- [Source excerpt]:
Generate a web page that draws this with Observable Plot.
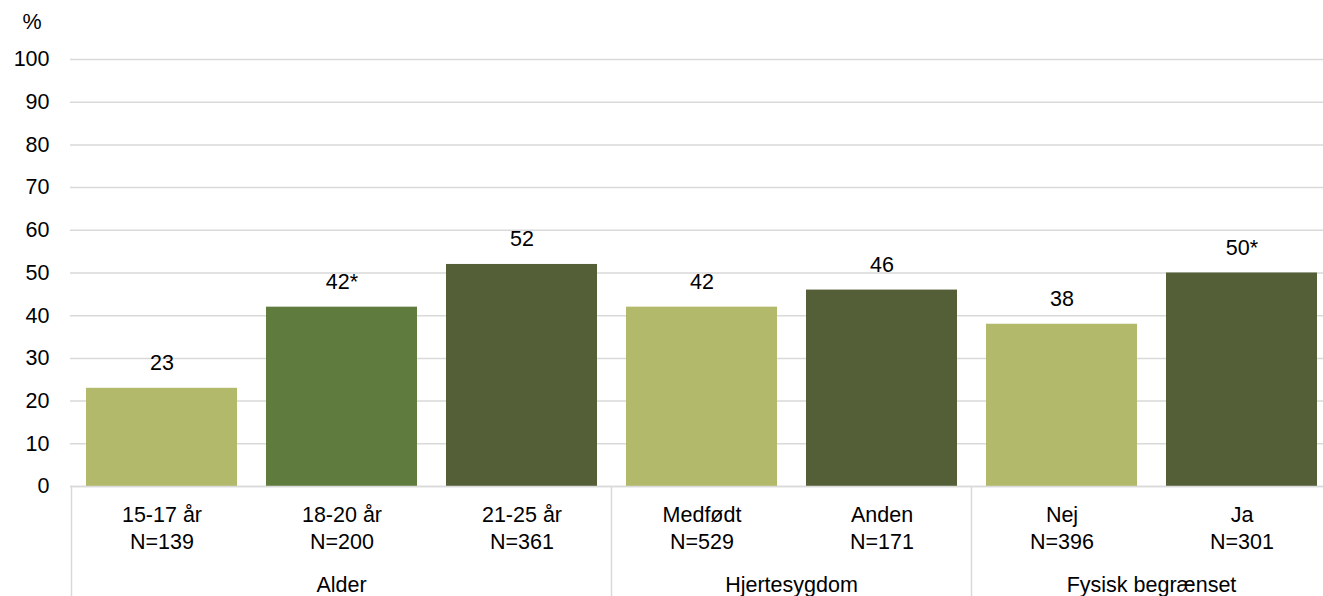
<!DOCTYPE html>
<html>
<head>
<meta charset="utf-8">
<script src="https://cdn.jsdelivr.net/npm/d3@7"></script>
<script src="https://cdn.jsdelivr.net/npm/@observablehq/plot@0.6"></script>
<style>
  html, body { margin: 0; padding: 0; background: #fff; overflow: hidden; }
  svg { font-family: "Liberation Sans", Arial, sans-serif; }
</style>
</head>
<body>
<div id="chart"></div>
<script>
const categories = ["15-17 år", "18-20 år", "21-25 år", "Medfødt", "Anden", "Nej", "Ja"];
const counts = ["N=139", "N=200", "N=361", "N=529", "N=171", "N=396", "N=301"];
const values = [23, 42, 52, 42, 46, 38, 50];
const valueLabels = ["23", "42*", "52", "42", "46", "38", "50*"];
const groups = ["Alder", "Alder", "Alder", "Hjertesygdom", "Hjertesygdom", "Fysisk begrænset", "Fysisk begrænset"];
const shades = ["light", "mid", "dark", "light", "dark", "light", "dark"];
const yTicks = [0, 10, 20, 30, 40, 50, 60, 70, 80, 90, 100];

const data = categories.map((c, i) => ({
  cat: c, n: counts[i], value: values[i], label: valueLabels[i], group: groups[i], shade: shades[i]
}));
const groupNames = [...new Set(groups)];

const fontSize = 21.5;

const groupMark = (index, scales, values, dimensions) => {
  const g = d3.create("svg:g");
  const x = scales.x;
  const bw = x.bandwidth();
  const step = x.step();
  const pad = (step - bw) / 2;
  const y0 = scales.y(0);
  const boundaries = [];
  groupNames.forEach((gn, gi) => {
    const members = data.filter(d => d.group === gn);
    const left = x(members[0].cat) - pad;
    const right = x(members[members.length - 1].cat) + bw + pad;
    if (gi === 0) boundaries.push(left);
    boundaries.push(right);
    g.append("text")
      .attr("x", (left + right) / 2)
      .attr("y", y0 + 106)
      .attr("text-anchor", "middle")
      .attr("font-size", fontSize)
      .attr("fill", "#000")
      .text(gn);
  });
  boundaries.forEach(b => {
    g.append("line")
      .attr("x1", b).attr("x2", b)
      .attr("y1", y0).attr("y2", dimensions.height)
      .attr("stroke", "#d9d9d9").attr("stroke-width", 1.5);
  });
  return g.node();
};

const chart = Plot.plot({
  width: 1323,
  height: 596,
  marginTop: 59,
  marginBottom: 110,
  marginLeft: 70,
  marginRight: 0,
  style: { fontFamily: '"Liberation Sans", Arial, sans-serif', fontSize: fontSize + "px", background: "#fff" },
  x: { domain: categories, range: [70, 1332], paddingInner: 0.162, paddingOuter: 0.081, axis: null },
  y: { domain: [0, 100], axis: null },
  color: { domain: ["light", "mid", "dark"], range: ["#b2b96b", "#5f7c3e", "#545f38"] },
  marks: [
    Plot.gridY(yTicks, { stroke: "#d9d9d9", strokeOpacity: 1, strokeWidth: 1.5 }),
    Plot.axisY(yTicks, { tickSize: 0, tickPadding: 21, fontSize: fontSize, fill: "#000", label: null }),
    Plot.barY(data, { x: "cat", y: "value", fill: "shade" }),
    Plot.ruleY([0], { stroke: "#d9d9d9", strokeWidth: 1.5 }),
    Plot.text(data, { x: "cat", y: "value", text: "label", dy: -25, fontSize: fontSize, fill: "#000" }),
    Plot.text(data, { x: "cat", y: () => 0, text: d => d.cat + "\n" + d.n, lineAnchor: "top", dy: 16, lineHeight: 1.27, fontSize: fontSize, fill: "#000" }),
    Plot.text(["%"], { frameAnchor: "top-left", dx: -48, dy: -46, textAnchor: "start", fontSize: fontSize, fill: "#000" }),
    groupMark
  ]
});
document.getElementById("chart").appendChild(chart);
</script>
</body>
</html>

- [Problem to work on]: Write out every line above exactly as it is, leaving out the pictures.

- [Task solution]:
Generate a web page that draws this with Observable Plot.
<!DOCTYPE html>
<html>
<head>
<meta charset="utf-8">
<script src="https://cdn.jsdelivr.net/npm/d3@7"></script>
<script src="https://cdn.jsdelivr.net/npm/@observablehq/plot@0.6"></script>
<style>
  html, body { margin: 0; padding: 0; background: #fff; overflow: hidden; }
  svg { font-family: "Liberation Sans", Arial, sans-serif; }
</style>
</head>
<body>
<div id="chart"></div>
<script>
const categories = ["15-17 år", "18-20 år", "21-25 år", "Medfødt", "Anden", "Nej", "Ja"];
const counts = ["N=139", "N=200", "N=361", "N=529", "N=171", "N=396", "N=301"];
const values = [23, 42, 52, 42, 46, 38, 50];
const valueLabels = ["23", "42*", "52", "42", "46", "38", "50*"];
const groups = ["Alder", "Alder", "Alder", "Hjertesygdom", "Hjertesygdom", "Fysisk begrænset", "Fysisk begrænset"];
const shades = ["light", "mid", "dark", "light", "dark", "light", "dark"];
const yTicks = [0, 10, 20, 30, 40, 50, 60, 70, 80, 90, 100];

const data = categories.map((c, i) => ({
  cat: c, n: counts[i], value: values[i], label: valueLabels[i], group: groups[i], shade: shades[i]
}));
const groupNames = [...new Set(groups)];

const fontSize = 21.5;

const groupMark = (index, scales, values, dimensions) => {
  const g = d3.create("svg:g");
  const x = scales.x;
  const bw = x.bandwidth();
  const step = x.step();
  const pad = (step - bw) / 2;
  const y0 = scales.y(0);
  const boundaries = [];
  groupNames.forEach((gn, gi) => {
    const members = data.filter(d => d.group === gn);
    const left = x(members[0].cat) - pad;
    const right = x(members[members.length - 1].cat) + bw + pad;
    if (gi === 0) boundaries.push(left);
    boundaries.push(right);
    g.append("text")
      .attr("x", (left + right) / 2)
      .attr("y", y0 + 106)
      .attr("text-anchor", "middle")
      .attr("font-size", fontSize)
      .attr("fill", "#000")
      .text(gn);
  });
  boundaries.forEach(b => {
    g.append("line")
      .attr("x1", b).attr("x2", b)
      .attr("y1", y0).attr("y2", dimensions.height)
      .attr("stroke", "#d9d9d9").attr("stroke-width", 1.5);
  });
  return g.node();
};

const chart = Plot.plot({
  width: 1323,
  height: 596,
  marginTop: 59,
  marginBottom: 110,
  marginLeft: 70,
  marginRight: 0,
  style: { fontFamily: '"Liberation Sans", Arial, sans-serif', fontSize: fontSize + "px", background: "#fff" },
  x: { domain: categories, range: [70, 1332], paddingInner: 0.162, paddingOuter: 0.081, axis: null },
  y: { domain: [0, 100], axis: null },
  color: { domain: ["light", "mid", "dark"], range: ["#b2b96b", "#5f7c3e", "#545f38"] },
  marks: [
    Plot.gridY(yTicks, { stroke: "#d9d9d9", strokeOpacity: 1, strokeWidth: 1.5 }),
    Plot.axisY(yTicks, { tickSize: 0, tickPadding: 21, fontSize: fontSize, fill: "#000", label: null }),
    Plot.barY(data, { x: "cat", y: "value", fill: "shade" }),
    Plot.ruleY([0], { stroke: "#d9d9d9", strokeWidth: 1.5 }),
    Plot.text(data, { x: "cat", y: "value", text: "label", dy: -25, fontSize: fontSize, fill: "#000" }),
    Plot.text(data, { x: "cat", y: () => 0, text: d => d.cat + "\n" + d.n, lineAnchor: "top", dy: 16, lineHeight: 1.27, fontSize: fontSize, fill: "#000" }),
    Plot.text(["%"], { frameAnchor: "top-left", dx: -48, dy: -46, textAnchor: "start", fontSize: fontSize, fill: "#000" }),
    groupMark
  ]
});
document.getElementById("chart").appendChild(chart);
</script>
</body>
</html>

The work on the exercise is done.